Matt Biddulph takes lovely photos. And apparently when he isn’t taking photos he find times to be the founder and CTO of Dopplr. Which makes us happy, because we’re big Dopplr fans. If Flickr is the site where photos become social objects, Dopplr is that site for travel. Except with personal informatics, and positionally dependent rainbows. (we have a well documented weakness for rainbows)
Dopplr is consistently one of the most interesting projects tying together the loosely joined datastreams into a cohesive whole, and Matt’s meditations on how to do that are not to be missed.
1. What are you currently building that integrates with Flickr, or a past favorite that you think is cool, neat, popular and worth telling folks about? Or both.

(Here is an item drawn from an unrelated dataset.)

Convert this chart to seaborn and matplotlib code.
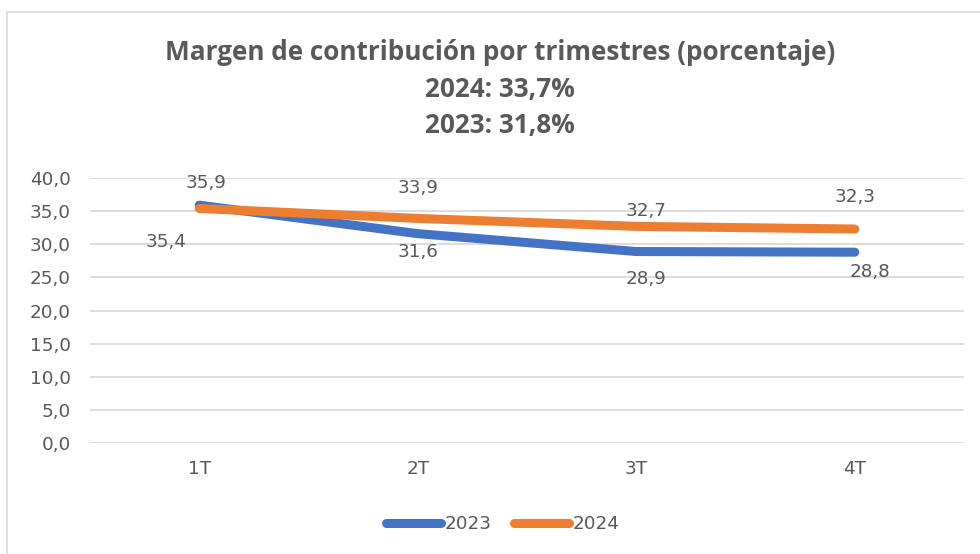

Matt: I’m the CTO at Dopplr, and we use Flickr all over our site to integrate our users’ travel pictures and illustrate places in our “Social Atlas”. We’re particularly happy with Flickr’s recent integration of Dopplr places into their automatic machine tag handling
This year we’ve been radically upgrading our city information pages (e.g. http://dplr.it/san-francisco) and Flickr photos have been an important part of that. Designer Matt Jones came up with a combination of rich information visualisation and beautiful images, combining sparklines with photos of cities that we source from Flickr’s geotagged Creative-Commons licensed contributions.

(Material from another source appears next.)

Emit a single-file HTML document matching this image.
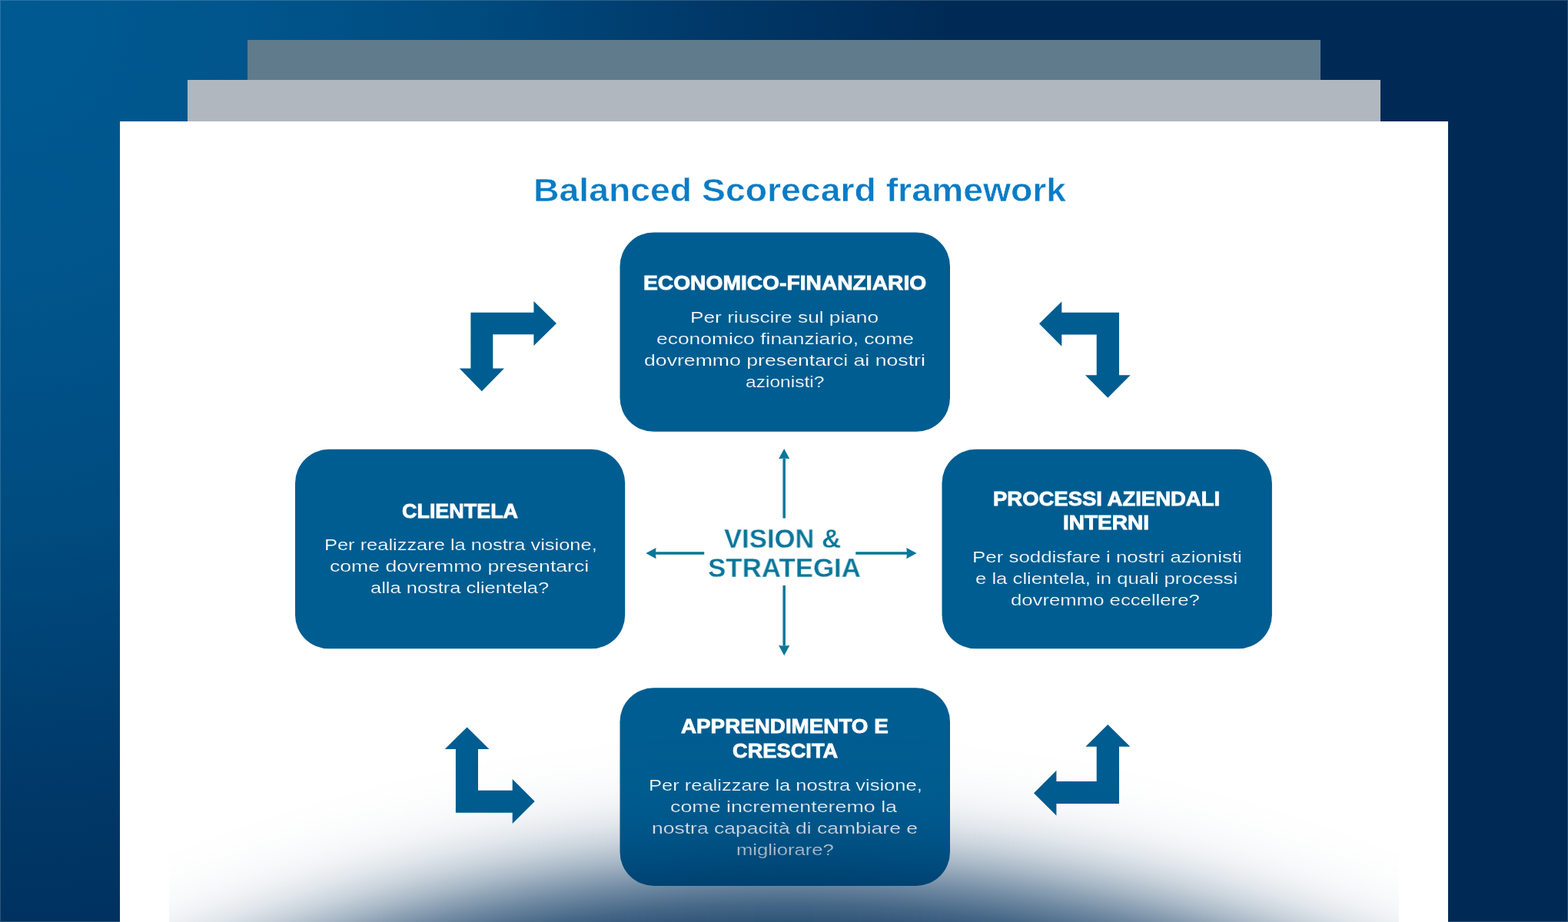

The Flickr API is key to how these pages are made. Although ‘interestingness’ is a powerful sorting metric, we found that just asking for the most interesting picture of a city didn’t always give us the right aesthetic (just as Dan Catt’s pandas occasionally show a preference for bikinis). Instead, our developer Tom Insam built a workflow tool that shows site admins a list of the top pictures per place. It displays a preview of a sample data visualisation overlay, and limits the pictures to those licensed for derivative commercial works.
An admin can quickly work through our most popular cities, choosing pictures and a few design settings (such as whether to use black or white text for best contrast). Once a month, a script runs through our chosen images, regenerating this month’s data viz and removing any photos whose license has changed since our last check. This happens more often than we expected.

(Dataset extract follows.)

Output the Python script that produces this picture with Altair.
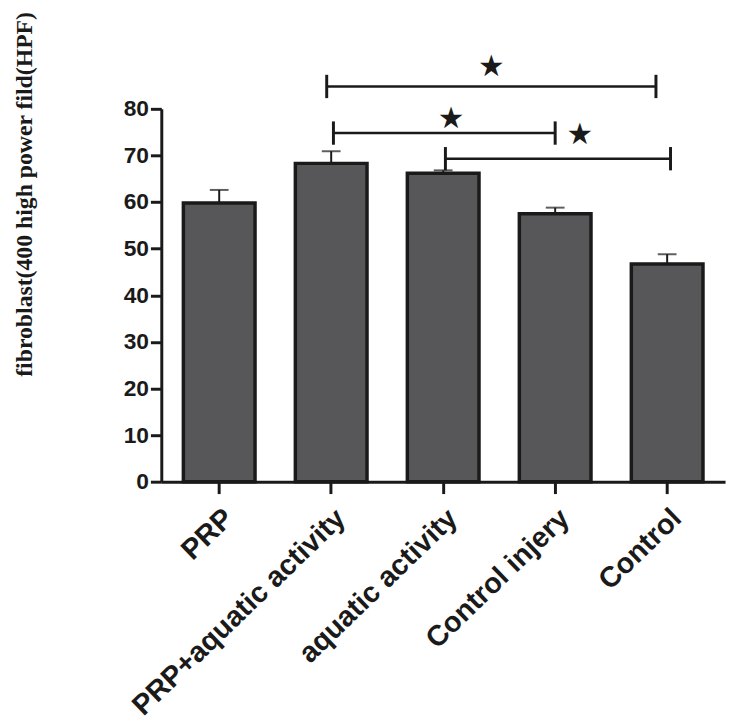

2. What are the best tricks or tips you’ve learned working with the Flickr API?
Matt: To make our city page Flickr integration possible, we had to correlate our city database with Flickr’s geotagging data. Our data is sourced from GeoNames and augmented by us and our users. Luckily Flickr provides a handy reverse-geocoder that maps a latitude/longitude point to an identifier. As a bonus, Flickr now uses the same “WOE IDs” as Yahoo’s Geo APIs, meaning that this correlation between our IDs and theirs can be used to lookup other rich geo data elsewhere on our site. We also started supporting WOE IDs in our own API in return, and we were very happy when Flickr started linking to our city pages from their own place pages.
Another tip for integrating Flickr API calls into web pages is to consider whether you can achieve a feature with purely client-side code. Rather than have our webserver tied up waiting for an HTTP request to return from Flickr, in certain places we serve up jQuery code to perform Flickr queries from the clientside, inserting the results into the page via ajax.
3. As a Flickr developer what would you like to see Flickr do more of and why?
Matt: I’m in complete agreement with Kellan — that realtime APIs are going to be big. For example, I want the ability to register an interest in something (“the latest CC-licensed photos of London”) and get the data pushed to me whenever new results are ready. This might be implemented using Web Hooks, like when github makes an HTTP POST for you whenever you push into a repository. It might be over XMPP, as used by Fire Eagle, when services register for publish-subscribe notifications of new location pings. The choice of technology is less important than the new possibilities (and design challenges) of the realtime web.
4. What excites you about Flickr and hacking? What do you think you’ll build next or would like someone else to build so you don’t have to?
Matt: The best thing about Flickr for hacking is the sheer amount of data that the community collects. The recent release of shapefiles derived from tags and geotagging is very exciting and has huge possibilities for geo mashups. I’m looking forward to firing up a Maps From Scratch instance and figuring out how to combine it with data from our service. There are some screenshots of my early experiments using Flickr’s clustr tool on our Social Atlas data at http://www.flickr.com/photos/mbiddulph/tags/clustr/
5. Besides your own, what Flickr projects and hacks do you use on a regular basis? Who should we interview next?
Matt: I nominate Dave Beckett, author of the C library and commandline tool Flickcurl because I use the commandline tool as a quick interface to Flickr data all the time. As a devotee of dynamic languages, I’m interested to hear about what it’s like to program the web in C.